National Guard Called In to Fight Big Easy Crime
NEW ORLEANS, June 20, 2006 -- Louisiana Gov. Kathleen Blanco has pledged to dispatch the National Guard and state police to the beleaguered city.
The move answers a plea from New Orleans Mayor Ray Nagin and the City Council for help in protecting city streets.
"The situation is urgent, and we will accelerate our plans to deploy law enforcement to the city tomorrow," the governor said Monday afternoon. "Having more law enforcement patrolling the streets is a direct deterrent to the criminal element. Criminals are not welcome in New Orleans or anywhere else in this state."
The utilization of the additional forces comes after a recent spate of violent killings in New Orleans.
Outrage over the deaths of five teenagers in the early hours of Saturday morning was obvious among the city's top politicians.

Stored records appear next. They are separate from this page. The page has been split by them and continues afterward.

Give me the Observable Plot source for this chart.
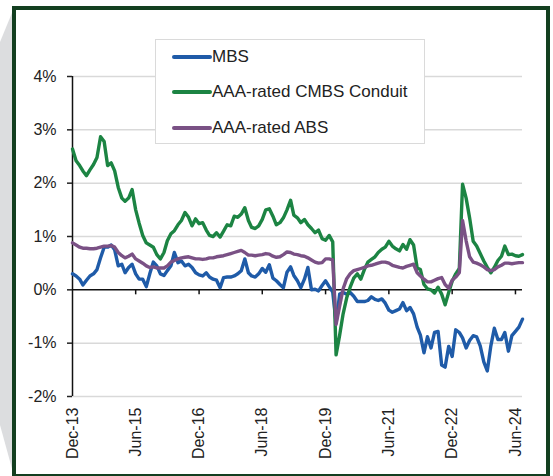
<!DOCTYPE html>
<html>
<head>
<meta charset="utf-8">
<script src="https://cdn.jsdelivr.net/npm/d3@7"></script>
<script src="https://cdn.jsdelivr.net/npm/@observablehq/plot@0.6"></script>
<style>
html, body { margin: 0; padding: 0; background: #fff; }
#wrap { position: relative; width: 553px; height: 476px; overflow: hidden; font-family: "Liberation Sans", Arial, sans-serif; }
#deco { position: absolute; left: 0; top: 0; }
#chart { position: absolute; left: 0; top: 0; }
#frame { position: absolute; left: 12px; top: 6px; width: 538px; height: 472px; box-sizing: border-box; border: 4px solid #133f20; pointer-events: none; }
#legend { position: absolute; left: 155px; top: 39px; width: 270px; height: 105px; box-sizing: border-box; border: 1.5px solid #dadada; background: #fff; }
.row { position: absolute; left: 16px; height: 22px; display: flex; align-items: center; white-space: nowrap; }
.sw { display: inline-block; width: 40px; height: 4px; border-radius: 2px; }
.lab { font-size: 17px; color: #222; }
</style>
</head>
<body>
<div id="wrap">
  <svg id="deco" width="553" height="476"><polygon points="14,8 0,42 0,425 14,476" fill="#dcdddf"/></svg>
  <div id="chart"></div>
  <div id="legend"></div>
  <div id="frame"></div>
</div>
<script>
const seriesNames = ["MBS", "AAA-rated CMBS Conduit", "AAA-rated ABS"];
const seriesColors = ["#1f5ba8", "#1c8443", "#7a5185"];
const tickLabels = ["Dec-13", "Jun-15", "Dec-16", "Jun-18", "Dec-19", "Jun-21", "Dec-22", "Jun-24"];
const yTicks = [-2, -1, 0, 1, 2, 3, 4];

// monthly observations, Dec 2013 .. Aug 2024 (spread, %)
const months = d3.utcMonths(new Date(Date.UTC(2013, 11, 1)), new Date(Date.UTC(2024, 8, 1)));

const mbs = [
  0.30,0.26,0.20,0.09,0.18,0.26,0.30,0.38,0.60,0.80,
  0.80,0.84,0.75,0.45,0.48,0.32,0.42,0.48,0.30,0.20,
  0.20,0.06,0.30,0.52,0.45,0.30,0.27,0.36,0.45,0.70,
  0.51,0.54,0.45,0.48,0.42,0.32,0.28,0.26,0.32,0.24,
  0.20,0.18,0.04,0.23,0.24,0.24,0.26,0.30,0.36,0.58,
  0.32,0.26,0.24,0.30,0.40,0.33,0.47,0.22,0.17,0.10,
  0.04,0.33,0.43,0.27,0.17,0.04,0.20,0.42,0.00,0.01,
  -0.02,0.08,0.17,0.06,-0.04,-0.62,-0.08,-0.05,-0.08,-0.05,
  -0.12,-0.22,-0.22,-0.22,-0.20,-0.13,-0.18,-0.20,-0.17,-0.25,
  -0.38,-0.42,-0.39,-0.36,-0.24,-0.39,-0.33,-0.45,-0.70,-0.85,
  -1.18,-0.88,-1.09,-0.80,-0.78,-1.41,-1.45,-1.06,-1.25,-0.75,
  -0.80,-0.90,-1.09,-0.95,-0.86,-0.88,-1.05,-1.35,-1.52,-1.05,
  -0.72,-0.93,-0.93,-0.80,-1.15,-0.86,-0.78,-0.70,-0.55
];
const cmbs = [
  2.64,2.42,2.33,2.23,2.14,2.25,2.35,2.48,2.87,2.78,
  2.33,2.38,2.23,1.92,1.72,1.66,1.72,1.88,1.50,1.25,
  1.02,0.88,0.84,0.80,0.66,0.58,0.70,0.92,1.05,1.11,
  1.22,1.30,1.45,1.36,1.20,1.33,1.24,1.26,1.12,1.02,
  1.00,1.07,0.99,1.10,1.22,1.20,1.38,1.36,1.42,1.54,
  1.30,1.17,1.15,1.20,1.32,1.50,1.52,1.38,1.22,1.26,
  1.35,1.50,1.68,1.40,1.35,1.26,1.32,1.22,1.15,1.07,
  1.12,0.96,0.93,1.02,0.90,-1.22,-0.85,-0.45,-0.15,0.05,
  0.22,0.30,0.20,0.38,0.52,0.57,0.62,0.70,0.76,0.80,
  0.91,0.82,0.77,0.73,0.85,0.76,0.94,0.84,0.41,0.38,
  0.10,0.02,0.00,-0.06,0.05,-0.08,-0.28,-0.05,0.16,0.30,
  0.40,1.98,1.72,1.35,0.91,0.82,0.68,0.54,0.42,0.32,
  0.42,0.55,0.63,0.82,0.66,0.67,0.64,0.63,0.66
];
const abs = [
  0.88,0.84,0.80,0.78,0.78,0.77,0.77,0.78,0.80,0.82,
  0.82,0.83,0.80,0.70,0.64,0.60,0.63,0.67,0.58,0.54,
  0.50,0.45,0.42,0.43,0.41,0.41,0.41,0.45,0.52,0.55,
  0.58,0.60,0.61,0.62,0.60,0.58,0.58,0.57,0.58,0.60,
  0.60,0.62,0.63,0.64,0.66,0.68,0.70,0.72,0.74,0.70,
  0.65,0.65,0.64,0.65,0.66,0.68,0.67,0.63,0.61,0.62,
  0.66,0.71,0.70,0.67,0.66,0.64,0.63,0.60,0.56,0.52,
  0.50,0.51,0.58,0.58,0.56,-0.65,-0.30,0.02,0.21,0.30,
  0.36,0.38,0.40,0.42,0.45,0.46,0.48,0.50,0.52,0.52,
  0.50,0.46,0.44,0.42,0.41,0.44,0.46,0.48,0.32,0.26,
  0.20,0.15,0.15,0.18,0.21,0.23,0.10,0.03,0.18,0.24,
  0.32,1.30,0.92,0.62,0.52,0.50,0.47,0.43,0.38,0.36,
  0.38,0.43,0.46,0.50,0.50,0.49,0.50,0.51,0.51
];

const parseTick = d3.utcParse("%b-%y");
const fmtTick = d3.utcFormat("%b-%y");
const tickDates = tickLabels.map(parseTick);
const valuesBySeries = [mbs, cmbs, abs];
const rows = valuesBySeries.map((vals, s) => vals.map((v, i) => ({date: months[i], value: v, series: seriesNames[s]})));

const chart = Plot.plot({
  width: 553,
  height: 476,
  marginLeft: 72,
  marginRight: 31,
  marginTop: 76,
  marginBottom: 80,
  style: {fontFamily: '"Liberation Sans", Arial, sans-serif', fontSize: "16px", color: "#222", background: "transparent", overflow: "visible"},
  x: {type: "utc", domain: [months[0], months[months.length - 1]]},
  y: {domain: [-2, 4]},
  marks: [
    Plot.ruleY(yTicks.filter(d => d !== 0), {stroke: "#d9d9d9", strokeWidth: 1.5}),
    Plot.ruleY([0], {stroke: "#111", strokeWidth: 1.5}),
    Plot.ruleX(tickDates.slice(1), {y1: 0, y2: 0, insetBottom: -5, stroke: "#111", strokeWidth: 1.5}),
    Plot.ruleX([months[0]], {y1: -2, y2: 4, stroke: "#111", strokeWidth: 1.5}),
    Plot.axisY({ticks: yTicks, tickFormat: d => d + "%", tickSize: 5, tickPadding: 11, label: null, color: "#222", strokeWidth: 1.5}),
    Plot.axisX({ticks: tickDates, tickFormat: fmtTick, tickSize: 0, tickPadding: 11, tickRotate: -90, label: null, color: "#222"}),
    ...rows.map((r, s) => Plot.line(r, {x: "date", y: "value", stroke: seriesColors[s], strokeWidth: 3.4, strokeLinejoin: "round", strokeLinecap: "round"}))
  ]
});
document.getElementById("chart").appendChild(chart);

const legend = document.getElementById("legend");
const rowTops = [6, 41, 77];
seriesNames.forEach((name, i) => {
  const row = document.createElement("div");
  row.className = "row";
  row.style.top = rowTops[i] + "px";
  const sw = document.createElement("span");
  sw.className = "sw";
  sw.style.background = seriesColors[i];
  const lab = document.createElement("span");
  lab.className = "lab";
  lab.textContent = name;
  row.appendChild(sw);
  row.appendChild(lab);
  legend.appendChild(row);
});
</script>
</body>
</html>
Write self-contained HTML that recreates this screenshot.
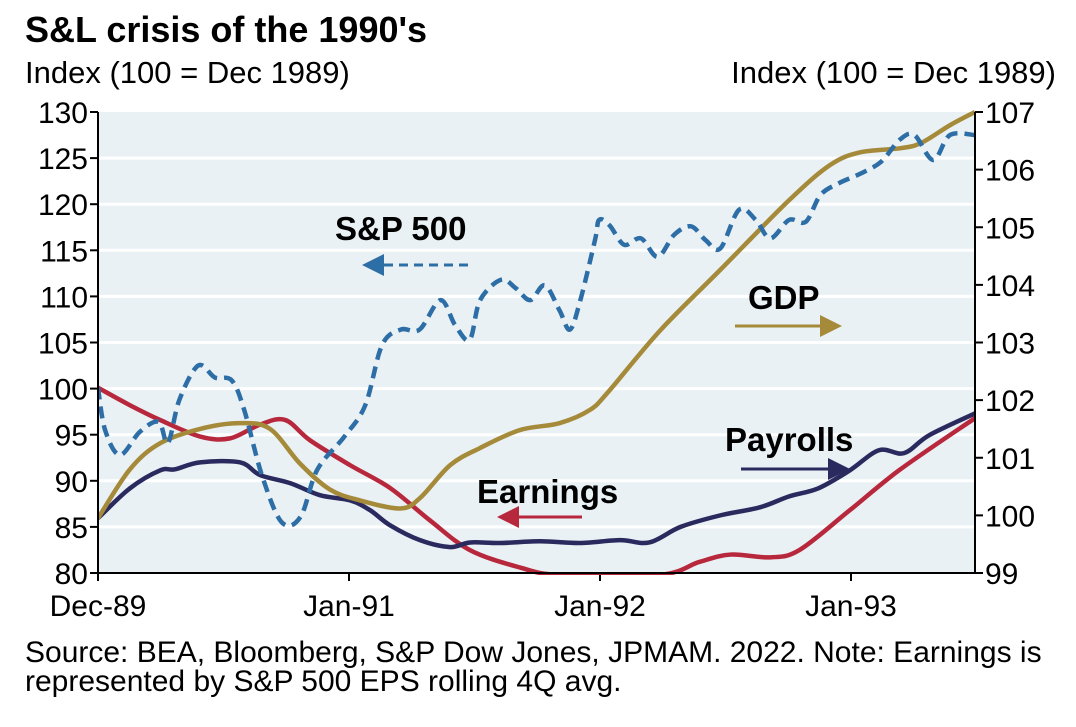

"If we don't have wind knocking us down, we have people shooting us down and that is unacceptable," said City Council President Oliver Thomas.
Crime in New Orleans has long been a problem. The per capita crime rate before Hurricane Katrina was 10 times that of New York City. There have been 53 homicides this year, including 36 since April and six last weekend.
The police department's Superintendent Warren Riley said that the amplified resources would help protect the city this summer as the population swelled. The city expects an influx of people returning home to New Orleans now that the school year is over and some assistance vouchers from the Federal Emergency Management Agency have expired.
The New Orleans Police Department is operating with limited officers and is straining to patrol large swaths of the city's unpopulated areas where homes are still being picked through by looters.
The police force is functioning at about 85 percent of its pre-Katrina strength. Almost 100 officers were terminated for abandoning their posts or other misconduct during and after the storm, and several others received honorable discharges.
The National Guard presence will largely patrol the unpopulated neighborhoods that were the most heavily damaged. The state police will help manage the French Quarter where large crowds still gather on the weekends.
"With the appropriate resources, we will get this under control," said Riley as he further detailed the city's plan.
With the additional help covering specific regions, the police department hopes to focus its efforts on the escalating turf war as criminals and drugs return to the city after evacuating in August. Last weekend five teens were gunned down in a sport utility vehicle, and a man was stabbed to death in an separate incident.
While many see the deployment of the National Guard as a loss of control on the part of the city's police department, Riley says the plan was a "specific crime-fighting strategy."
National Guardsmen and state troopers will begin arriving in town on Friday, and the program is set to run for 75 days beginning July 1.